Data segment:
▬▬▬▬▬▬

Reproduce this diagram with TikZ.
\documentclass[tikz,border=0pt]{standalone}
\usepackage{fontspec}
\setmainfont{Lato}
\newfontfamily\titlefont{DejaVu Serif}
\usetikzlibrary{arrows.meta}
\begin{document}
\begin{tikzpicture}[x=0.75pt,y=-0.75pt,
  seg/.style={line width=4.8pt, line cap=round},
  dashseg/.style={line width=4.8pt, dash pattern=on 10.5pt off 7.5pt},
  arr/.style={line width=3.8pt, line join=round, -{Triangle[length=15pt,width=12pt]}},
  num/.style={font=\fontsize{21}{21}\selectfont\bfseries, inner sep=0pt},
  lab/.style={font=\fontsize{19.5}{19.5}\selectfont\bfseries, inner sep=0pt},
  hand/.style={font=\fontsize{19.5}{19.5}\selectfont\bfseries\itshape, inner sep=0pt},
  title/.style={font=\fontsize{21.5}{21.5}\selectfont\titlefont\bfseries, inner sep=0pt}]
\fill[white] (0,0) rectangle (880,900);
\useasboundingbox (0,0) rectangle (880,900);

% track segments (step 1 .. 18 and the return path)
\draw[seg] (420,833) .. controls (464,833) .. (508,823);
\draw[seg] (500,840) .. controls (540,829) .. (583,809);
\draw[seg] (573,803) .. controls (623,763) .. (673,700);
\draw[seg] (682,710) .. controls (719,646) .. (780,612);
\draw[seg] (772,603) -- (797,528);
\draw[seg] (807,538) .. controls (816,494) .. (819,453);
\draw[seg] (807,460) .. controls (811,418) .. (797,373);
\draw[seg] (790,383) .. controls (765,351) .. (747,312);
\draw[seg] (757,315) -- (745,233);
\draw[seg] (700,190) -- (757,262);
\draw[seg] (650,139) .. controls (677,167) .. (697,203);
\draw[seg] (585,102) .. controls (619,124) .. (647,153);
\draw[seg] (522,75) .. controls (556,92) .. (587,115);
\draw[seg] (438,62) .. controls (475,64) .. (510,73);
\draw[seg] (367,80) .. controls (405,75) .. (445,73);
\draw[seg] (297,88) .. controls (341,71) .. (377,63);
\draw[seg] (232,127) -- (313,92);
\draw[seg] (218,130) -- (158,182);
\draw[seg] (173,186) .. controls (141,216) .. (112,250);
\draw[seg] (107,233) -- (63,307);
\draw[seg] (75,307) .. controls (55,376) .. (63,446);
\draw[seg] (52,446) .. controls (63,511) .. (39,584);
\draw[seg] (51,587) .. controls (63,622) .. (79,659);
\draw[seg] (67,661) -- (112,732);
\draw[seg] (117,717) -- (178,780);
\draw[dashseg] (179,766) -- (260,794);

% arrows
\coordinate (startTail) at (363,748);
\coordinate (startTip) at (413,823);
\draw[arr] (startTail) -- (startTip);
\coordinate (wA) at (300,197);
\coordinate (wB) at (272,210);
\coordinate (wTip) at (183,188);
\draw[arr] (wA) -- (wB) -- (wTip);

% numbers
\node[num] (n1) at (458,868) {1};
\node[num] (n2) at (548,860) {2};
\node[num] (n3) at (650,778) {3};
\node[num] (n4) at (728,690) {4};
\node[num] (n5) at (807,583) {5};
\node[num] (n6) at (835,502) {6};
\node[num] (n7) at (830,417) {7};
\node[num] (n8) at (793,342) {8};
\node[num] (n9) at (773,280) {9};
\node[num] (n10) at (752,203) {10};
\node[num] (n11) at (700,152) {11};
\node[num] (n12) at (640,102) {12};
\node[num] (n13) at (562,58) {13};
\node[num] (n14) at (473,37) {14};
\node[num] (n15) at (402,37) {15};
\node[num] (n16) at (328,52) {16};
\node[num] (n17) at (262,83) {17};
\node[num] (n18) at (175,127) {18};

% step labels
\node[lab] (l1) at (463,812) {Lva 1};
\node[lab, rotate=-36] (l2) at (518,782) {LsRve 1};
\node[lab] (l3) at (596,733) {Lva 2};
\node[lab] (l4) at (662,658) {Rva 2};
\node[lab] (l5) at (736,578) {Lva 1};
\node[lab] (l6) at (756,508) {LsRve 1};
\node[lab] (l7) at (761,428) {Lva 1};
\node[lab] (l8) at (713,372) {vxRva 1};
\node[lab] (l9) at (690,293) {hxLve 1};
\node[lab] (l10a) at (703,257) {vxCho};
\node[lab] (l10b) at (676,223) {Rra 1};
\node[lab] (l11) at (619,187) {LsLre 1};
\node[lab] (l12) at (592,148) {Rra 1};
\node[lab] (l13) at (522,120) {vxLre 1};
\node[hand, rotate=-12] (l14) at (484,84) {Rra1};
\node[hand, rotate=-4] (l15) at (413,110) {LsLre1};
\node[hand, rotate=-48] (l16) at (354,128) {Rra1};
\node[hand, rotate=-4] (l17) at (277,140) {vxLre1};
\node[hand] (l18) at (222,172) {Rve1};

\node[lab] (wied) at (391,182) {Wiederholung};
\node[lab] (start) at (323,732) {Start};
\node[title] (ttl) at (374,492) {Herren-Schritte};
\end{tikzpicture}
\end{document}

▬▬▬▬▬▬

Task to complete: Take the listing above and set it down exactly.

Response for this exercise:
Reproduce this diagram with TikZ.
\documentclass[tikz,border=0pt]{standalone}
\usepackage{fontspec}
\setmainfont{Lato}
\newfontfamily\titlefont{DejaVu Serif}
\usetikzlibrary{arrows.meta}
\begin{document}
\begin{tikzpicture}[x=0.75pt,y=-0.75pt,
  seg/.style={line width=4.8pt, line cap=round},
  dashseg/.style={line width=4.8pt, dash pattern=on 10.5pt off 7.5pt},
  arr/.style={line width=3.8pt, line join=round, -{Triangle[length=15pt,width=12pt]}},
  num/.style={font=\fontsize{21}{21}\selectfont\bfseries, inner sep=0pt},
  lab/.style={font=\fontsize{19.5}{19.5}\selectfont\bfseries, inner sep=0pt},
  hand/.style={font=\fontsize{19.5}{19.5}\selectfont\bfseries\itshape, inner sep=0pt},
  title/.style={font=\fontsize{21.5}{21.5}\selectfont\titlefont\bfseries, inner sep=0pt}]
\fill[white] (0,0) rectangle (880,900);
\useasboundingbox (0,0) rectangle (880,900);

% track segments (step 1 .. 18 and the return path)
\draw[seg] (420,833) .. controls (464,833) .. (508,823);
\draw[seg] (500,840) .. controls (540,829) .. (583,809);
\draw[seg] (573,803) .. controls (623,763) .. (673,700);
\draw[seg] (682,710) .. controls (719,646) .. (780,612);
\draw[seg] (772,603) -- (797,528);
\draw[seg] (807,538) .. controls (816,494) .. (819,453);
\draw[seg] (807,460) .. controls (811,418) .. (797,373);
\draw[seg] (790,383) .. controls (765,351) .. (747,312);
\draw[seg] (757,315) -- (745,233);
\draw[seg] (700,190) -- (757,262);
\draw[seg] (650,139) .. controls (677,167) .. (697,203);
\draw[seg] (585,102) .. controls (619,124) .. (647,153);
\draw[seg] (522,75) .. controls (556,92) .. (587,115);
\draw[seg] (438,62) .. controls (475,64) .. (510,73);
\draw[seg] (367,80) .. controls (405,75) .. (445,73);
\draw[seg] (297,88) .. controls (341,71) .. (377,63);
\draw[seg] (232,127) -- (313,92);
\draw[seg] (218,130) -- (158,182);
\draw[seg] (173,186) .. controls (141,216) .. (112,250);
\draw[seg] (107,233) -- (63,307);
\draw[seg] (75,307) .. controls (55,376) .. (63,446);
\draw[seg] (52,446) .. controls (63,511) .. (39,584);
\draw[seg] (51,587) .. controls (63,622) .. (79,659);
\draw[seg] (67,661) -- (112,732);
\draw[seg] (117,717) -- (178,780);
\draw[dashseg] (179,766) -- (260,794);

% arrows
\coordinate (startTail) at (363,748);
\coordinate (startTip) at (413,823);
\draw[arr] (startTail) -- (startTip);
\coordinate (wA) at (300,197);
\coordinate (wB) at (272,210);
\coordinate (wTip) at (183,188);
\draw[arr] (wA) -- (wB) -- (wTip);

% numbers
\node[num] (n1) at (458,868) {1};
\node[num] (n2) at (548,860) {2};
\node[num] (n3) at (650,778) {3};
\node[num] (n4) at (728,690) {4};
\node[num] (n5) at (807,583) {5};
\node[num] (n6) at (835,502) {6};
\node[num] (n7) at (830,417) {7};
\node[num] (n8) at (793,342) {8};
\node[num] (n9) at (773,280) {9};
\node[num] (n10) at (752,203) {10};
\node[num] (n11) at (700,152) {11};
\node[num] (n12) at (640,102) {12};
\node[num] (n13) at (562,58) {13};
\node[num] (n14) at (473,37) {14};
\node[num] (n15) at (402,37) {15};
\node[num] (n16) at (328,52) {16};
\node[num] (n17) at (262,83) {17};
\node[num] (n18) at (175,127) {18};

% step labels
\node[lab] (l1) at (463,812) {Lva 1};
\node[lab, rotate=-36] (l2) at (518,782) {LsRve 1};
\node[lab] (l3) at (596,733) {Lva 2};
\node[lab] (l4) at (662,658) {Rva 2};
\node[lab] (l5) at (736,578) {Lva 1};
\node[lab] (l6) at (756,508) {LsRve 1};
\node[lab] (l7) at (761,428) {Lva 1};
\node[lab] (l8) at (713,372) {vxRva 1};
\node[lab] (l9) at (690,293) {hxLve 1};
\node[lab] (l10a) at (703,257) {vxCho};
\node[lab] (l10b) at (676,223) {Rra 1};
\node[lab] (l11) at (619,187) {LsLre 1};
\node[lab] (l12) at (592,148) {Rra 1};
\node[lab] (l13) at (522,120) {vxLre 1};
\node[hand, rotate=-12] (l14) at (484,84) {Rra1};
\node[hand, rotate=-4] (l15) at (413,110) {LsLre1};
\node[hand, rotate=-48] (l16) at (354,128) {Rra1};
\node[hand, rotate=-4] (l17) at (277,140) {vxLre1};
\node[hand] (l18) at (222,172) {Rve1};

\node[lab] (wied) at (391,182) {Wiederholung};
\node[lab] (start) at (323,732) {Start};
\node[title] (ttl) at (374,492) {Herren-Schritte};
\end{tikzpicture}
\end{document}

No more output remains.